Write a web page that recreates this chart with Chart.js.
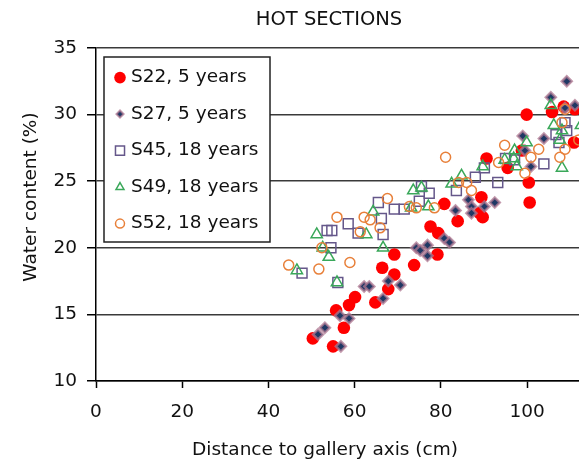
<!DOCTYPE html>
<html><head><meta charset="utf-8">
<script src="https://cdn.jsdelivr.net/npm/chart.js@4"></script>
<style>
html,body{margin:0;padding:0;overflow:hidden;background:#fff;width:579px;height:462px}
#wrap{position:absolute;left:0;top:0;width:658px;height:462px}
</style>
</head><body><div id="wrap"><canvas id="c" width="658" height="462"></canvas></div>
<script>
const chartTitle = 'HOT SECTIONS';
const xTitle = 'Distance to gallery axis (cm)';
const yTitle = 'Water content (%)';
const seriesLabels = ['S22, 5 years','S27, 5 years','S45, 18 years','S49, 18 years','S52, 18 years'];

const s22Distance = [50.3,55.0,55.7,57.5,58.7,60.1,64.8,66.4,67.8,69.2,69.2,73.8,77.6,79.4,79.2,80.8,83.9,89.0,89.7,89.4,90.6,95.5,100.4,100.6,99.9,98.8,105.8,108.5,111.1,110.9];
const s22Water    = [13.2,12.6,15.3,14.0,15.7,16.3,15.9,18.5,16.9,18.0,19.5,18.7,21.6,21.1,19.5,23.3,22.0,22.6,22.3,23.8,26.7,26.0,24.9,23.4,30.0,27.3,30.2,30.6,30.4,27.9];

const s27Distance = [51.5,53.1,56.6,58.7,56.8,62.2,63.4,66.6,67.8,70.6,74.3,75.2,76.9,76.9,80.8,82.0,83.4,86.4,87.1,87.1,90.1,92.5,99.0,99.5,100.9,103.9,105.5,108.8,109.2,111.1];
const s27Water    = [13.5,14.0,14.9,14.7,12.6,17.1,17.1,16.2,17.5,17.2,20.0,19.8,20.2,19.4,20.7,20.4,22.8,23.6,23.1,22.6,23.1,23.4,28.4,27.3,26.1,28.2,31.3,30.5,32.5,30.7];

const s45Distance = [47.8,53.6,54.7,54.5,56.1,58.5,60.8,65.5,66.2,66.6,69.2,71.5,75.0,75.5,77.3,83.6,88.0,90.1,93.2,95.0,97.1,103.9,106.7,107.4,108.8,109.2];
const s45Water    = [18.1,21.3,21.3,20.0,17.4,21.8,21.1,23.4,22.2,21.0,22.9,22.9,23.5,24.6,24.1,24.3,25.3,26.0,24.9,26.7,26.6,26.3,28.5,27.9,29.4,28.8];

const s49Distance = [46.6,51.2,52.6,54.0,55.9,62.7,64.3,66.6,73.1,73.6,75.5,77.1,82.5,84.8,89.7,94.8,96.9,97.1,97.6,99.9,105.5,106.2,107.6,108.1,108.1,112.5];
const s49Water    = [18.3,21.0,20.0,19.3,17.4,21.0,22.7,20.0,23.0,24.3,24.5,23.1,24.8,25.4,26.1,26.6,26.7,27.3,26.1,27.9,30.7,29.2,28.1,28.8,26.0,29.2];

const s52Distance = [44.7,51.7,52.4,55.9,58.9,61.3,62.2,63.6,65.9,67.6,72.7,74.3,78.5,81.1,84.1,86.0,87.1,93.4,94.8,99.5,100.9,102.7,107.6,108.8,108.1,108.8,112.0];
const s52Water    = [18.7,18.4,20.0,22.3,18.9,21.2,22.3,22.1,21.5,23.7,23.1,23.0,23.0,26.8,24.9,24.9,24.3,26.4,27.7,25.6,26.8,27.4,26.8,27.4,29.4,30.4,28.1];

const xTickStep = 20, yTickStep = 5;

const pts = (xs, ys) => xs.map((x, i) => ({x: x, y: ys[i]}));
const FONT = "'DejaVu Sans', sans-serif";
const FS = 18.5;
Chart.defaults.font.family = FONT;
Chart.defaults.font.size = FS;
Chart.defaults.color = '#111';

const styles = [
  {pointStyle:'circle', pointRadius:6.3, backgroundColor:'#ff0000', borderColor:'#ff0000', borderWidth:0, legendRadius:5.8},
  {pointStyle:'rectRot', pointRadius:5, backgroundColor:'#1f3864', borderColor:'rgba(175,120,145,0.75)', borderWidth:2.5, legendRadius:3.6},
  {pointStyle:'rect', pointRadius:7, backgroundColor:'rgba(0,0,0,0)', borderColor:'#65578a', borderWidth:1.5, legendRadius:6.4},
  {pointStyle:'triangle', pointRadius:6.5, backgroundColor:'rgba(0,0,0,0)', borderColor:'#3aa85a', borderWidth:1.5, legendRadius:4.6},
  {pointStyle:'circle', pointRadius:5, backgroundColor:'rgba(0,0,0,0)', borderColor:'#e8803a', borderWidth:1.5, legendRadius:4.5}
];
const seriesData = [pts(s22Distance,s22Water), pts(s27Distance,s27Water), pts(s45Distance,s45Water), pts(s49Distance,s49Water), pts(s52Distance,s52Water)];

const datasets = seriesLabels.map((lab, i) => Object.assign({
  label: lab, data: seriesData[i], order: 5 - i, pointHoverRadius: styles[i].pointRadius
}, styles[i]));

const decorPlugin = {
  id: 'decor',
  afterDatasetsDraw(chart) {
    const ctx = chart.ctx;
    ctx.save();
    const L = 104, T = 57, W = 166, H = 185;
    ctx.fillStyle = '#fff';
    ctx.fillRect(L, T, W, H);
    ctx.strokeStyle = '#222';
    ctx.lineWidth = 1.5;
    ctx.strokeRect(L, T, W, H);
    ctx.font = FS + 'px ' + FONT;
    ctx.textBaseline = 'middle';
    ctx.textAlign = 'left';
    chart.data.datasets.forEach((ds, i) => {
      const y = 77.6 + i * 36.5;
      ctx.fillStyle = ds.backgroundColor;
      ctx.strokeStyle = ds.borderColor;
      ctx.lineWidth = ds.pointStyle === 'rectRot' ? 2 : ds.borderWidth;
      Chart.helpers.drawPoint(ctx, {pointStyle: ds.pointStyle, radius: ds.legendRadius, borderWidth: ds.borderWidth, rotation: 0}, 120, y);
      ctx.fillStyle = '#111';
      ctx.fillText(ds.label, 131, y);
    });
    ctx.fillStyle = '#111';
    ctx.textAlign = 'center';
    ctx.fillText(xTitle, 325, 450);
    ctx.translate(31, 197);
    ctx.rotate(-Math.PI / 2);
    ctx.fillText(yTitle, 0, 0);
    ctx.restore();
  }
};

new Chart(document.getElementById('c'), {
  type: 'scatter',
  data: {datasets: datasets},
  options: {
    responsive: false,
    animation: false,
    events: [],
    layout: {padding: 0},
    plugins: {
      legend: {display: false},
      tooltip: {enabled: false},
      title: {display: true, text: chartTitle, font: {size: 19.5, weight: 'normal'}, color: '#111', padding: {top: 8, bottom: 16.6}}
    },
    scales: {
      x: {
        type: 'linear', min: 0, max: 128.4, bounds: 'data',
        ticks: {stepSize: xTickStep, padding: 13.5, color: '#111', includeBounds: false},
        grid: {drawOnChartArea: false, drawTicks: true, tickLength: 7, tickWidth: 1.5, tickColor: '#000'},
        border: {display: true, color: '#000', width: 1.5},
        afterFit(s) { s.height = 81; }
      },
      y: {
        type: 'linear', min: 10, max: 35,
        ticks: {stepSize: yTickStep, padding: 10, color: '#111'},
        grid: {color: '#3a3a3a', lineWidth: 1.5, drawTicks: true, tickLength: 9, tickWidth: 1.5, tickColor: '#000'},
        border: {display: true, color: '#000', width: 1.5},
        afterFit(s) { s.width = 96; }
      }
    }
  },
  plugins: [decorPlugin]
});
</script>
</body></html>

**WORK TO BE COMPLETED**
Pictures are to be left out; repeat all the remaining data exactly.

**EXERCISE SOLUTION**
Write a web page that recreates this chart with Chart.js.
<!DOCTYPE html>
<html><head><meta charset="utf-8">
<script src="https://cdn.jsdelivr.net/npm/chart.js@4"></script>
<style>
html,body{margin:0;padding:0;overflow:hidden;background:#fff;width:579px;height:462px}
#wrap{position:absolute;left:0;top:0;width:658px;height:462px}
</style>
</head><body><div id="wrap"><canvas id="c" width="658" height="462"></canvas></div>
<script>
const chartTitle = 'HOT SECTIONS';
const xTitle = 'Distance to gallery axis (cm)';
const yTitle = 'Water content (%)';
const seriesLabels = ['S22, 5 years','S27, 5 years','S45, 18 years','S49, 18 years','S52, 18 years'];

const s22Distance = [50.3,55.0,55.7,57.5,58.7,60.1,64.8,66.4,67.8,69.2,69.2,73.8,77.6,79.4,79.2,80.8,83.9,89.0,89.7,89.4,90.6,95.5,100.4,100.6,99.9,98.8,105.8,108.5,111.1,110.9];
const s22Water    = [13.2,12.6,15.3,14.0,15.7,16.3,15.9,18.5,16.9,18.0,19.5,18.7,21.6,21.1,19.5,23.3,22.0,22.6,22.3,23.8,26.7,26.0,24.9,23.4,30.0,27.3,30.2,30.6,30.4,27.9];

const s27Distance = [51.5,53.1,56.6,58.7,56.8,62.2,63.4,66.6,67.8,70.6,74.3,75.2,76.9,76.9,80.8,82.0,83.4,86.4,87.1,87.1,90.1,92.5,99.0,99.5,100.9,103.9,105.5,108.8,109.2,111.1];
const s27Water    = [13.5,14.0,14.9,14.7,12.6,17.1,17.1,16.2,17.5,17.2,20.0,19.8,20.2,19.4,20.7,20.4,22.8,23.6,23.1,22.6,23.1,23.4,28.4,27.3,26.1,28.2,31.3,30.5,32.5,30.7];

const s45Distance = [47.8,53.6,54.7,54.5,56.1,58.5,60.8,65.5,66.2,66.6,69.2,71.5,75.0,75.5,77.3,83.6,88.0,90.1,93.2,95.0,97.1,103.9,106.7,107.4,108.8,109.2];
const s45Water    = [18.1,21.3,21.3,20.0,17.4,21.8,21.1,23.4,22.2,21.0,22.9,22.9,23.5,24.6,24.1,24.3,25.3,26.0,24.9,26.7,26.6,26.3,28.5,27.9,29.4,28.8];

const s49Distance = [46.6,51.2,52.6,54.0,55.9,62.7,64.3,66.6,73.1,73.6,75.5,77.1,82.5,84.8,89.7,94.8,96.9,97.1,97.6,99.9,105.5,106.2,107.6,108.1,108.1,112.5];
const s49Water    = [18.3,21.0,20.0,19.3,17.4,21.0,22.7,20.0,23.0,24.3,24.5,23.1,24.8,25.4,26.1,26.6,26.7,27.3,26.1,27.9,30.7,29.2,28.1,28.8,26.0,29.2];

const s52Distance = [44.7,51.7,52.4,55.9,58.9,61.3,62.2,63.6,65.9,67.6,72.7,74.3,78.5,81.1,84.1,86.0,87.1,93.4,94.8,99.5,100.9,102.7,107.6,108.8,108.1,108.8,112.0];
const s52Water    = [18.7,18.4,20.0,22.3,18.9,21.2,22.3,22.1,21.5,23.7,23.1,23.0,23.0,26.8,24.9,24.9,24.3,26.4,27.7,25.6,26.8,27.4,26.8,27.4,29.4,30.4,28.1];

const xTickStep = 20, yTickStep = 5;

const pts = (xs, ys) => xs.map((x, i) => ({x: x, y: ys[i]}));
const FONT = "'DejaVu Sans', sans-serif";
const FS = 18.5;
Chart.defaults.font.family = FONT;
Chart.defaults.font.size = FS;
Chart.defaults.color = '#111';

const styles = [
  {pointStyle:'circle', pointRadius:6.3, backgroundColor:'#ff0000', borderColor:'#ff0000', borderWidth:0, legendRadius:5.8},
  {pointStyle:'rectRot', pointRadius:5, backgroundColor:'#1f3864', borderColor:'rgba(175,120,145,0.75)', borderWidth:2.5, legendRadius:3.6},
  {pointStyle:'rect', pointRadius:7, backgroundColor:'rgba(0,0,0,0)', borderColor:'#65578a', borderWidth:1.5, legendRadius:6.4},
  {pointStyle:'triangle', pointRadius:6.5, backgroundColor:'rgba(0,0,0,0)', borderColor:'#3aa85a', borderWidth:1.5, legendRadius:4.6},
  {pointStyle:'circle', pointRadius:5, backgroundColor:'rgba(0,0,0,0)', borderColor:'#e8803a', borderWidth:1.5, legendRadius:4.5}
];
const seriesData = [pts(s22Distance,s22Water), pts(s27Distance,s27Water), pts(s45Distance,s45Water), pts(s49Distance,s49Water), pts(s52Distance,s52Water)];

const datasets = seriesLabels.map((lab, i) => Object.assign({
  label: lab, data: seriesData[i], order: 5 - i, pointHoverRadius: styles[i].pointRadius
}, styles[i]));

const decorPlugin = {
  id: 'decor',
  afterDatasetsDraw(chart) {
    const ctx = chart.ctx;
    ctx.save();
    const L = 104, T = 57, W = 166, H = 185;
    ctx.fillStyle = '#fff';
    ctx.fillRect(L, T, W, H);
    ctx.strokeStyle = '#222';
    ctx.lineWidth = 1.5;
    ctx.strokeRect(L, T, W, H);
    ctx.font = FS + 'px ' + FONT;
    ctx.textBaseline = 'middle';
    ctx.textAlign = 'left';
    chart.data.datasets.forEach((ds, i) => {
      const y = 77.6 + i * 36.5;
      ctx.fillStyle = ds.backgroundColor;
      ctx.strokeStyle = ds.borderColor;
      ctx.lineWidth = ds.pointStyle === 'rectRot' ? 2 : ds.borderWidth;
      Chart.helpers.drawPoint(ctx, {pointStyle: ds.pointStyle, radius: ds.legendRadius, borderWidth: ds.borderWidth, rotation: 0}, 120, y);
      ctx.fillStyle = '#111';
      ctx.fillText(ds.label, 131, y);
    });
    ctx.fillStyle = '#111';
    ctx.textAlign = 'center';
    ctx.fillText(xTitle, 325, 450);
    ctx.translate(31, 197);
    ctx.rotate(-Math.PI / 2);
    ctx.fillText(yTitle, 0, 0);
    ctx.restore();
  }
};

new Chart(document.getElementById('c'), {
  type: 'scatter',
  data: {datasets: datasets},
  options: {
    responsive: false,
    animation: false,
    events: [],
    layout: {padding: 0},
    plugins: {
      legend: {display: false},
      tooltip: {enabled: false},
      title: {display: true, text: chartTitle, font: {size: 19.5, weight: 'normal'}, color: '#111', padding: {top: 8, bottom: 16.6}}
    },
    scales: {
      x: {
        type: 'linear', min: 0, max: 128.4, bounds: 'data',
        ticks: {stepSize: xTickStep, padding: 13.5, color: '#111', includeBounds: false},
        grid: {drawOnChartArea: false, drawTicks: true, tickLength: 7, tickWidth: 1.5, tickColor: '#000'},
        border: {display: true, color: '#000', width: 1.5},
        afterFit(s) { s.height = 81; }
      },
      y: {
        type: 'linear', min: 10, max: 35,
        ticks: {stepSize: yTickStep, padding: 10, color: '#111'},
        grid: {color: '#3a3a3a', lineWidth: 1.5, drawTicks: true, tickLength: 9, tickWidth: 1.5, tickColor: '#000'},
        border: {display: true, color: '#000', width: 1.5},
        afterFit(s) { s.width = 96; }
      }
    }
  },
  plugins: [decorPlugin]
});
</script>
</body></html>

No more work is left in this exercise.